Imagine if the major American foundations had diverted some of the millions of dollars spent in this period—how much, we have no idea, because an honest, objective accounting would be embarrassing to some very important parties today—to supporting dissidents like Bukovsky.

An added item

That kind of support should at least be another item on the menu of strategic grantmaking options, in our opinion. It’s harder to pursue, of course, and it takes longer, and it thus might be a “harder sell” to mostly business-minded foundation boards, but it’s worth considering. Foundations have the ability—in fact, some might say the responsibility—to do that which isn’t easily done in either the business or government sectors, and they have time.

The Lynde and Harry Bradley Foundation, where we both used to work, modestly tried some of this. Consistent with those (non-abstract) principles applied in its domestic grantmaking, it sought to support giving people in the post-Soviet space the power to control their own lives—giving the Bolshevik-ravaged civil society there a new chance at surviving as a sector in the face of less- but still-severe challenges.

These initially included people like electrician Lech Wałęsa and the Solidarność trade union he led in Poland, for example, as well as playwright Václav Havel’s Charter 77 group in Czechoslovakia. Later, in Russia itself, they included people at work in religious institutions and churches as part of civil society—which might make it an even-harder sell at some foundations, we fully realize.

Informed by Bradley board member and former U.S. Ambassador to the Holy See Frank Shakespeare and Librarian of Congress James Billington, among others, specific examples of the project included, again among others: purchasing a bus for a scout troop run by a Russian Orthodox nun and helping a Muslim group care for single expectant mothers and battered women in Kazan; funding the Sisters of Mercy care for the elderly in Novosibirsk.
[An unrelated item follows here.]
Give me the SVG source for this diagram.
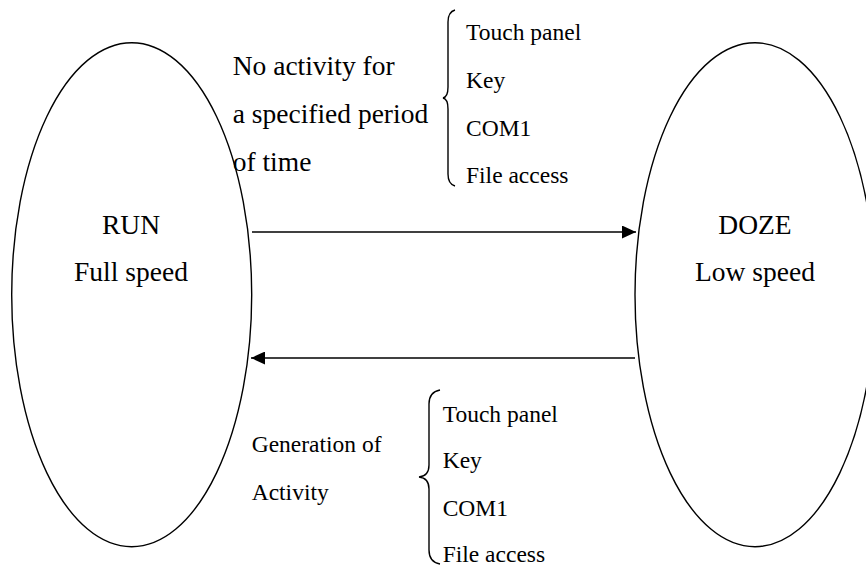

No “camp godfathers” here.

The wider effort also included documenting and remembering victims of the totalitarian regime. It supported Andrei Sakharov’s Memorial group, financed a short film on Soviet persecution of Christians, and paid for a concert given in honor of victims of the Beslan massacre at the Russian Orthodox Church in Moscow’s principal Cathedral, Christ the Savior.

It notably did not include the establishment of prestigiously addressed offices in Moscow or elsewhere to make for good pictures in an annual report—to be filled with imported and well-credentialed experts to bring Western wisdom to bear, top-down, on the running of society. The foundation wouldn’t have had enough money for all of that anyway, but the union workers, playwrights, and nuns were solving social problems from the bottom up, through their very day-to-day activities, already lived there.

They knew what they were doing, were doing fine at it, and were quite effectively making larger points about society, culture, economics, and politics in doing it.